Thursday, October 27, 2011

This was my first year growing pumpkins and, even with a late start in the garden, I was still blessed with 6 beautiful pie pumpkins.  The seed that I used was from Gurney's and they're called "Spooky" pumpkins.  With a name like that, and with Halloween just around the corner, I thought it was fitting that they go on the front porch railing.  They're way too small to carve at around 5 lbs each, but I still think they look good there.

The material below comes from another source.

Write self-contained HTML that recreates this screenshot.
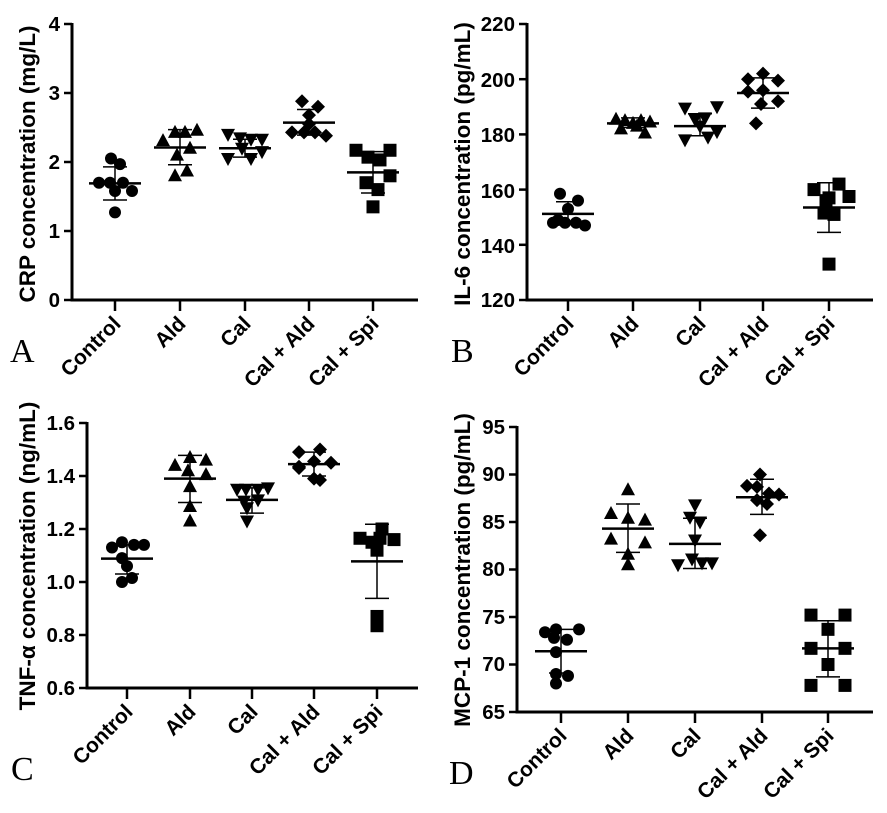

Seriously, though...I'm drooling over the thought of homemade pumpkin bread and pumpkin pie.  Each one of these should give me about 1 1/2 cups of mashed pumpkin, which is almost enough for the recipe I use.  I always love to try everyone's recipes, so here's mine if you want to try it:

Pumpkin Pie Bread
Makes 2 loaves (1 for you and 1 for a friend!)

Prep Time: 15 minutes   Cook Time:  1 hour
  • 3 1/2 cups all-purpose flour
  • 2 teaspoons baking soda
  • 1 teaspoon baking powder
  • 3 teaspoons pumpkin pie spice
  • 1 teaspoon salt
  • 3 cups white sugar
  • 1 cup unsweetened applesauce (or 1 cup vegetable oil)
  • 4 eggs
  • 1 (15 ounce) can pumpkin puree
  • 1/2 cup water
  1. Preheat oven to 350 degrees F.
  2. If you are using fresh pumpkin, it will need to be prepared and cooked.  See the instructions below.
  3. Sift together the flour, baking soda, baking powder, salt, and pumpkin pie spice. Set aside.
  4. In a large bowl, beat together sugar, oil, eggs, and pumpkin. Stir in flour mixture alternately with water. Divide batter evenly into two 9x5 inch loaf pans.
  5. Bake for 60 to 70 minutes, or until a toothpick inserted into the center comes out clean. For best flavor, store wrapped in plastic wrap at room temperature for a full day before serving.

Preparing Fresh Pumpkins

  1. Wash the exterior of the pumpkin (do not use soap!)
  2. Cut the pumpking in half.  A serrated knife with a sawing motion works best.
  3. Scoop out the seeds and scrape the insides until the stringy stuff is cleaned out.  I recommend saving the seeds to either roast or to plant pumpkins next year! Just place them in a bowl or water and rub them between your fingers until clean.  Then spread them out on a clean paper towel to dry.
  4. Cook the pumpkin.  There are several ways to do this:  stove, microwave, pressure cooker or oven.  I like to use a double steamer on the stove because it's quicker.  You may need to cut it into smaller pieces to get it to fit in the steamer.  It's ready when it's soft enough to scoop the insides out (about 20 to 30 minutes).
  5. Use a tablespoon to gently scoop the cooked pumpkin out of its skin. Mix it gently (I use a hand blender affectionately known as the "boat motor") and you should have pumpkin puree.  It's that simple! 
  • If it seems to watery, you can use a coffee filter to strain out the water before using the puree for baking. 
  • You can freeze the puree and use it later.  It should last a year or more in the freezer.  However, do NOT can it!   Click here for reasons why you shouldn't can pumpkin puree.


  1. i love everything and anything pumpkin!
    that recipe sounds great!

    beautiful photo of the pumpkins.

  2. Great information -- these pumpkins look perfect for canning.

    Thank you for sharing at Your Sunday Best.